Il dénonçait le mouvement de décentralisation au Canada en faveur des provinces et le fait « de vouloir traduire dans la constitution le mouvement de décentralisation de notre politique économique et sociale que, selon moi, nous avons déjà poussé trop loin ». Pour Parizeau, la seule façon de remédier à la situation était de donner satisfaction aux revendications du Québec, car « les difficultés viennent du Québec et de nulle part ailleurs ».

Ce qui était faux, mais envoyait le signal que le Québec était prêt à s’allier à l’Ontario contre les provinces de l’Ouest. Pour bien signifier qu’il partageait cette opinion, Lévesque a reproduit à l’époque ce discours en annexe d’Option-Québec.

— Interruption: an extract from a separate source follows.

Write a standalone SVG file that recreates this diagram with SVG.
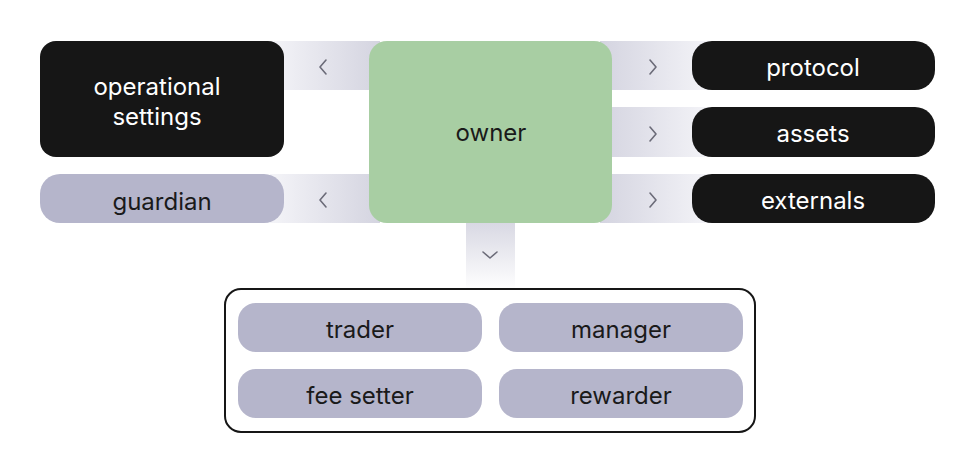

Quelques années plus tard, dans le Livre blanc sur la souveraineté-association, la même thèse est reprise avec l’affirmation que « l’accroissement des pouvoirs et de l’influence du gouvernement central répond aux aspirations de la communauté canadienne-anglaise » (Extrait de L’autre histoire de l’indépendance (Éditions Trois-Pistoles, 2003).

Nouveau revirement

Après le refus du Canada anglais d’accepter cette offre d’alliance entre deux nationalismes (canadien et québécois) contre l’Oncle Sam, les souverainistes québécois sont revenus à leurs anciennes amours en appuyant le projet de libre-échange du gouvernement Mulroney.

Les nationalistes canadiens-anglais, opposés tout naturellement au libre-échange avec les États-Unis, ont accusé les nationalistes québécois de « trahison ». Pourtant, la responsabilité leur incombait. Ils ont été les plus farouches adversaires du projet péquiste de souveraineté-association.

Ce précédent historique devrait aujourd’hui leur ouvrir les yeux. Dans le contexte de l’opposition à Donald Trump, ils devraient voir d’un autre œil la main tendue par le Québec avec un éventuel projet de souveraineté-association – ou, pour employer une expression à la mode – d’unité entre deux « souverainetés » – appuyée par un référendum. L’alternative étant l’indépendance pure et simple.

L’exemple groenlandais

Nous devrions prendre exemple sur les indépendantistes groenlandais. Ils se servent des déclarations de Trump sur l’achat du Groenland pour faire avancer l’idée d’indépendance et arracher des concessions au Danemark. Ils cherchent à tirer profit du grand bouleversement géopolitique en cours.

Comme l’écrivait un analyste de la nouvelle conjoncture mondiale, l’important pour le peuple québécois est de saisir politiquement les occasions historiques favorables lorsqu’elles se présentent exceptionnellement. Il faut cesser de morigéner le Canada, et plutôt regarder l’état du monde dont il dépend. Le pays du Québec peut émerger avec le prochain monde qui viendra.